# Ptolemy's Inequality

Ptolemy's Inequality is a famous inequality attributed to the Greek mathematician Ptolemy.

## Theorem

The inequality states that in for four points $A, B, C, D$ in the plane, $AB \cdot CD + BC \cdot DA \ge AC \cdot BD$,

with equality for any cyclic quadrilateral $ABCD$ with diagonals $AC$ and $BD$.

This also holds if $A,B,C,D$ are four points in space not in the same plane, but equality can't be achieved.

## Proof for Coplanar Case

We construct a point $P$ such that the triangles $APB, \; DCB$ are similar and have the same orientation. In particular, this means that $BD = \frac{BA \cdot DC }{AP} \; (1)$.

But since this is a spiral similarity, we also know that the triangles $ABD, \; PBC$ are also similar, which implies that $BD = \frac{BC \cdot AD}{PC} \; (2)$.

Now, by the triangle inequality, we have $AP + PC \ge AC$. Multiplying both sides of the inequality by $BD$ and using equations $(1)$ and $(2)$ gives us $BA \cdot DC + BC \cdot AD \ge AC \cdot BD$,

which is the desired inequality. Equality holds iff. $A$, $P$, and ${C}$ are collinear.

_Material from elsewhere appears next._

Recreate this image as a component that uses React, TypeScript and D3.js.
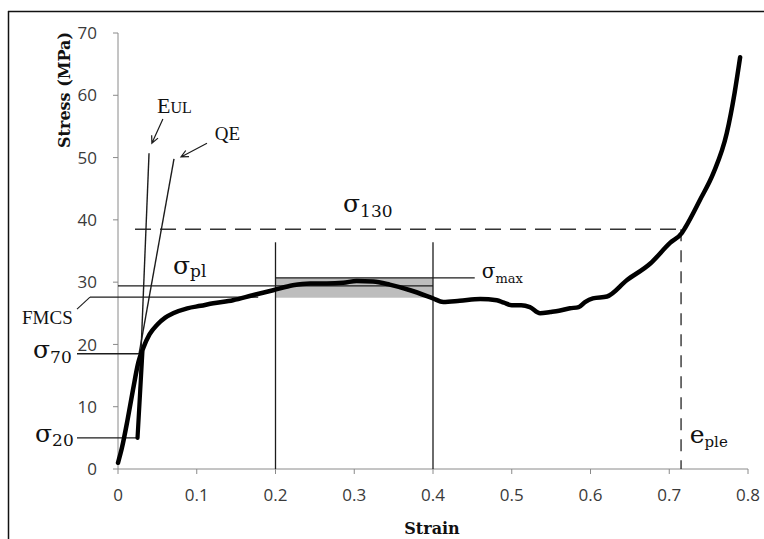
import React from 'react';
import * as d3 from 'd3';

// ---- data ----
const STRAIN = [0, 0.005, 0.012, 0.019, 0.026, 0.032, 0.04, 0.05, 0.06, 0.07, 0.088, 0.105, 0.121, 0.146, 0.171, 0.197, 0.222, 0.244, 0.265, 0.286, 0.303, 0.324, 0.345, 0.371, 0.4, 0.413, 0.434, 0.46, 0.481, 0.49, 0.5, 0.512, 0.523, 0.536, 0.549, 0.56, 0.574, 0.585, 0.593, 0.603, 0.621, 0.646, 0.676, 0.701, 0.716, 0.72, 0.739, 0.756, 0.773, 0.783, 0.79];
const STRESS = [1.0, 3.4, 7.8, 12.7, 17.2, 19.4, 21.6, 23.2, 24.3, 25.0, 25.8, 26.2, 26.6, 27.1, 27.9, 28.7, 29.5, 29.8, 29.8, 29.9, 30.2, 30.1, 29.6, 28.7, 27.4, 26.8, 27.0, 27.3, 27.1, 26.7, 26.3, 26.3, 26.0, 25.0, 25.2, 25.4, 25.8, 26.0, 26.8, 27.4, 27.7, 30.3, 33.0, 36.3, 37.9, 38.7, 43.2, 47.5, 53.9, 60.4, 66.1];
const UNLOAD_STRAIN = [0.0248, 0.031];
const UNLOAD_STRESS = [5.0, 18.8];
const EUL_STRAIN = [0.0248, 0.0394];
const EUL_STRESS = [5.0, 50.7];
const QE_STRAIN = [0.0267, 0.0711];
const QE_STRESS = [18.5, 49.8];

const X_TICKS = [0, 0.1, 0.2, 0.3, 0.4, 0.5, 0.6, 0.7, 0.8];
const X_TICK_LABELS = ['0', '0.1', '0.2', '0.3', '0.4', '0.5', '0.6', '0.7', '0.8'];
const Y_TICKS = [0, 10, 20, 30, 40, 50, 60, 70];
const Y_TICK_LABELS = ['0', '10', '20', '30', '40', '50', '60', '70'];

const SIGMA_PL = 29.4;
const SIGMA_FMCS = 27.6;
const SIGMA_MAX = 30.7;
const SIGMA_70 = 18.5;
const SIGMA_20 = 5.0;
const SIGMA_130 = 38.5;
const E_PLE = 0.715;
const WINDOW = [0.2, 0.4];
const WINDOW_TOP = 36.4;
const BAND_LOW = 27.5;
const FMCS_END = 0.178;
const SIGMA_MAX_END = 0.453;
const SIGMA_130_START = 0.0216;

const W = 764;
const H = 539;

const SERIF = '"DejaVu Serif", serif';
const TIMES = '"Liberation Serif", "Times New Roman", serif';
const SANS = '"Open Sans", "Noto Sans", sans-serif';

function arrowPath(x1: number, y1: number, x2: number, y2: number, len = 8, ang = 0.45) {
  const a = Math.atan2(y2 - y1, x2 - x1);
  const hx1 = x2 - len * Math.cos(a - ang);
  const hy1 = y2 - len * Math.sin(a - ang);
  const hx2 = x2 - len * Math.cos(a + ang);
  const hy2 = y2 - len * Math.sin(a + ang);
  return `M${x1},${y1}L${x2},${y2}M${hx1},${hy1}L${x2},${y2}L${hx2},${hy2}`;
}

export default function App() {
  const x = d3.scaleLinear().domain([0, 0.8]).range([118, 748]);
  const y = d3.scaleLinear().domain([0, 70]).range([469, 33]);

  const pts: [number, number][] = STRAIN.map((s, i) => [s, STRESS[i]]);
  const curve = d3
    .line<[number, number]>()
    .x((d) => x(d[0]))
    .y((d) => y(d[1]))
    .curve(d3.curveMonotoneX);
  const straight = d3
    .line<[number, number]>()
    .x((d) => x(d[0]))
    .y((d) => y(d[1]));

  const unload: [number, number][] = UNLOAD_STRAIN.map((s, i) => [s, UNLOAD_STRESS[i]]);
  const eul: [number, number][] = EUL_STRAIN.map((s, i) => [s, EUL_STRESS[i]]);
  const qe: [number, number][] = QE_STRAIN.map((s, i) => [s, QE_STRESS[i]]);

  const axisColor = '#8a8a8a';
  const thin = '#1c1c1c';
  const x0 = x(0);

  return (
    <svg
      width={W}
      height={H}
      style={{ position: 'absolute', left: 0, top: 0, background: '#fff' }}
    >
      <rect x={0} y={0} width={W} height={H} fill="#fff" />
      {/* frame */}
      <line x1={8.5} y1={11} x2={8.5} y2={H} stroke="#111" strokeWidth={1.5} />
      <line x1={8} y1={11.5} x2={W} y2={11.5} stroke="#111" strokeWidth={1.5} />

      {/* gray band */}
      <rect
        x={x(WINDOW[0])}
        y={y(SIGMA_MAX)}
        width={x(WINDOW[1]) - x(WINDOW[0])}
        height={y(BAND_LOW) - y(SIGMA_MAX)}
        fill="#bdbdbd"
      />

      {/* axes */}
      <line x1={x0} y1={y(0)} x2={x0} y2={y(70)} stroke={axisColor} strokeWidth={1} />
      <line x1={x0} y1={y(0)} x2={x(0.8)} y2={y(0)} stroke={axisColor} strokeWidth={1} />
      {Y_TICKS.map((t, i) => (
        <g key={'yt' + t}>
          <line x1={x0 - 5} x2={x0} y1={y(t)} y2={y(t)} stroke={axisColor} />
          <text
            x={x0 - 21}
            y={y(t)}
            dy="0.36em"
            textAnchor="end"
            fontFamily={SANS}
            fontSize={17}
            fill="#3a3a3a"
          >
            {Y_TICK_LABELS[i]}
          </text>
        </g>
      ))}
      {X_TICKS.map((t, i) => (
        <g key={'xt' + t}>
          <line x1={x(t)} x2={x(t)} y1={y(0)} y2={y(0) + 5} stroke={axisColor} />
          <text
            x={x(t)}
            y={501}
            textAnchor="middle"
            fontFamily={SANS}
            fontSize={17}
            fill="#3a3a3a"
          >
            {X_TICK_LABELS[i]}
          </text>
        </g>
      ))}

      {/* axis titles */}
      <text
        transform={`translate(70,${y(70) - 1}) rotate(-90)`}
        textAnchor="end"
        fontFamily={SERIF}
        fontWeight="bold"
        fontSize={16}
        fill="#111"
      >
        Stress (MPa)
      </text>
      <text
        x={432}
        y={534}
        textAnchor="middle"
        fontFamily={SERIF}
        fontWeight="bold"
        fontSize={16}
        fill="#111"
      >
        Strain
      </text>

      {/* window verticals */}
      {WINDOW.map((w) => (
        <line key={'w' + w} x1={x(w)} x2={x(w)} y1={y(0)} y2={y(WINDOW_TOP)} stroke={thin} strokeWidth={1.3} />
      ))}

      {/* horizontal reference lines */}
      <line x1={x0} x2={x(WINDOW[1])} y1={y(SIGMA_PL)} y2={y(SIGMA_PL)} stroke={thin} strokeWidth={1.3} />
      <line x1={x(WINDOW[0])} x2={x(SIGMA_MAX_END)} y1={y(SIGMA_MAX)} y2={y(SIGMA_MAX)} stroke={thin} strokeWidth={1.3} />
      <line x1={x0 - 28} x2={x(FMCS_END)} y1={y(SIGMA_FMCS)} y2={y(SIGMA_FMCS)} stroke={thin} strokeWidth={1.3} />
      <line x1={x0 - 28} x2={x0 - 41} y1={y(SIGMA_FMCS)} y2={y(SIGMA_FMCS) + 12} stroke={thin} strokeWidth={1.1} />
      <line x1={x0 - 41} x2={x(0.028)} y1={y(SIGMA_70)} y2={y(SIGMA_70)} stroke={thin} strokeWidth={1.3} />
      <line x1={x0 - 41} x2={x(UNLOAD_STRAIN[0])} y1={y(SIGMA_20)} y2={y(SIGMA_20)} stroke={thin} strokeWidth={1.3} />

      {/* dashed */}
      <line
        x1={x(SIGMA_130_START)}
        x2={x(E_PLE)}
        y1={y(SIGMA_130)}
        y2={y(SIGMA_130)}
        stroke="#333"
        strokeWidth={1.4}
        strokeDasharray="16 9"
      />
      <line
        x1={x(E_PLE)}
        x2={x(E_PLE)}
        y1={y(SIGMA_130)}
        y2={y(0)}
        stroke="#333"
        strokeWidth={1.4}
        strokeDasharray="12 9"
      />

      {/* modulus lines */}
      <path d={straight(eul) || ''} stroke={thin} strokeWidth={1.4} fill="none" />
      <path d={straight(qe) || ''} stroke={thin} strokeWidth={1.4} fill="none" />

      {/* arrows */}
      <path d={arrowPath(x(0.057), y(56.2), x(0.043), y(52.3))} stroke={thin} strokeWidth={1.2} fill="none" />
      <path d={arrowPath(x(0.113), y(52.3), x(0.08), y(50.1))} stroke={thin} strokeWidth={1.2} fill="none" />

      {/* curves */}
      <path d={straight(unload) || ''} stroke="#000" strokeWidth={4.2} fill="none" strokeLinecap="round" />
      <path d={curve(pts) || ''} stroke="#000" strokeWidth={4.5} fill="none" strokeLinejoin="round" strokeLinecap="round" />

      {/* labels */}
      <text x={x(0.0495)} y={y(57.1)} fontFamily={TIMES} fill="#111">
        <tspan fontSize={22}>E</tspan>
        <tspan fontSize={16}>UL</tspan>
      </text>
      <text x={x(0.123)} y={y(52.8)} fontFamily={TIMES} fontSize={19} fill="#111">
        QE
      </text>
      <text x={x0 - 96} y={y(SIGMA_FMCS) + 27} fontFamily={TIMES} fontSize={19} fill="#111">
        FMCS
      </text>
      <text x={x0 - 85} y={y(SIGMA_70) + 4} fontFamily={SERIF} fill="#111">
        <tspan fontSize={25}>σ</tspan>
        <tspan fontSize={17} dy={5}>70</tspan>
      </text>
      <text x={x0 - 83} y={y(SIGMA_20) + 4} fontFamily={SERIF} fill="#111">
        <tspan fontSize={25}>σ</tspan>
        <tspan fontSize={17} dy={4}>20</tspan>
      </text>
      <text x={x(0.0698)} y={y(SIGMA_PL) - 12} fontFamily={SERIF} fill="#111">
        <tspan fontSize={25}>σ</tspan>
        <tspan fontSize={17} dy={3}>pl</tspan>
      </text>
      <text x={x(0.2857)} y={y(SIGMA_130) - 17} fontFamily={SERIF} fill="#111">
        <tspan fontSize={25}>σ</tspan>
        <tspan fontSize={17} dy={5}>130</tspan>
      </text>
      <text x={x(0.462)} y={y(SIGMA_MAX)} fontFamily={SERIF} fill="#111">
        <tspan fontSize={20}>σ</tspan>
        <tspan fontSize={13} dy={5}>max</tspan>
      </text>
      <text x={x(0.726)} y={y(4.17)} fontFamily={SERIF} fill="#111">
        <tspan fontSize={25}>e</tspan>
        <tspan fontSize={15} dy={4}>ple</tspan>
      </text>
    </svg>
  );
}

But since the triangles $BAP$ and $BDC$ are similar, this would imply that the angles $BAC$ and $BDC$ are congruent, i.e., that $ABCD$ is a cyclic quadrilateral.

## Outline for 3-D Case

Construct a sphere passing through the points $B,C,D$ and intersecting segments $AB,AC,AD$ and $E,F,G$. We can now prove it through similar triangles, since the intersection of a sphere and a plane is always a circle.

## Proof for All Dimensions?

Let any four points be denoted by the vectors $\bold a,\bold b,\bold c,\bold d$.

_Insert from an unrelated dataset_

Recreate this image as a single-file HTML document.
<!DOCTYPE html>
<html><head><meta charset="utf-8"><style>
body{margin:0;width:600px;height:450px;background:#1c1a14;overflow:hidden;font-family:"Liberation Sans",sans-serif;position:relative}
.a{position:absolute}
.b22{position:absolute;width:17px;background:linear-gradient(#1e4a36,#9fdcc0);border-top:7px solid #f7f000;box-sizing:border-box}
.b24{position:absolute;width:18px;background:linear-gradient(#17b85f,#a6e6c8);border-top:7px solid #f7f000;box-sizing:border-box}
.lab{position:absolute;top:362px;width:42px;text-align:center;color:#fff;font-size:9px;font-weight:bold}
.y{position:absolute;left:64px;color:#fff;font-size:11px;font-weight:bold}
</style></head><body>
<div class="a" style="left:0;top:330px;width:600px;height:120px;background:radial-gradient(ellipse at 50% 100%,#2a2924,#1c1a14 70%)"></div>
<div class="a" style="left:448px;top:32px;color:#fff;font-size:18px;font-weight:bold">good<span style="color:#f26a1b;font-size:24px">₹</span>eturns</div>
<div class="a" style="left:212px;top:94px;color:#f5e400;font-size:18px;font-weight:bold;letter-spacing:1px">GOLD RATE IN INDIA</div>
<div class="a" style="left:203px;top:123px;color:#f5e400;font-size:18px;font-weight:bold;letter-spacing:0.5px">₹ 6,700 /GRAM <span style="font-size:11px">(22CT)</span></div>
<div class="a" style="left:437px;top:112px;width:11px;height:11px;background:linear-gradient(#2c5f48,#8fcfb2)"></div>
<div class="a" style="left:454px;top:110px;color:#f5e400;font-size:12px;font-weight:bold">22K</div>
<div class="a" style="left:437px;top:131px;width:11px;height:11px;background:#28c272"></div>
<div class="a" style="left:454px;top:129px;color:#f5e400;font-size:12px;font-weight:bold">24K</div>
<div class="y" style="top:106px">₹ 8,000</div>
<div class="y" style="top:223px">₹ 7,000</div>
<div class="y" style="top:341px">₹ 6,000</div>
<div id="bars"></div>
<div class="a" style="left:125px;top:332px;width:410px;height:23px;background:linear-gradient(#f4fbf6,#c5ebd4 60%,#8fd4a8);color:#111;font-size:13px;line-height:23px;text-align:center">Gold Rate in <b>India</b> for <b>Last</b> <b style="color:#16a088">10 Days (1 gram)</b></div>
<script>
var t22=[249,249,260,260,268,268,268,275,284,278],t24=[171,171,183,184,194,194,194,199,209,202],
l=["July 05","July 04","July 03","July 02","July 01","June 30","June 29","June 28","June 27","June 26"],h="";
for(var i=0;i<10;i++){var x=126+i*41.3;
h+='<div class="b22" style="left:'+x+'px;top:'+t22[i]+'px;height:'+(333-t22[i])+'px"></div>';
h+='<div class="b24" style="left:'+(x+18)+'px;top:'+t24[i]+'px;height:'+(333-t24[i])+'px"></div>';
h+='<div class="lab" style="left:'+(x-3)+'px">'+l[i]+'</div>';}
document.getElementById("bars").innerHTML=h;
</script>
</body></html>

Note that $(\bold a-\bold b)\cdot(\bold c-\bold d)+(\bold a-\bold d)\cdot(\bold b-\bold c)$ $=\bold a\cdot\bold c-\bold a\cdot\bold d-\bold b\cdot\bold c+\bold b\cdot\bold d+\bold a\cdot\bold b-\bold a\cdot\bold c-\bold d\cdot\bold b+\bold d\cdot\bold c$ $=\bold a\cdot\bold b-\bold a\cdot\bold d-\bold b\cdot\bold c+\bold c\cdot\bold d$ $=(\bold a-\bold c)\cdot(\bold b-\bold d)$.

From the Triangle Inequality, $|(\bold a-\bold b)\cdot(\bold c-\bold d)|+|(\bold a-\bold d)\cdot(\bold b-\bold c)|\ge|(\bold a-\bold c)\cdot(\bold b-\bold d)|$ $\implies|\bold a-\bold b| |\bold c-\bold d|+|\bold a-\bold d| |\bold b-\bold c|\ge|\bold a-\bold c| |\bold b-\bold d|$ $\implies AB\cdot CD+AD\cdot BC\ge AC\cdot BD$.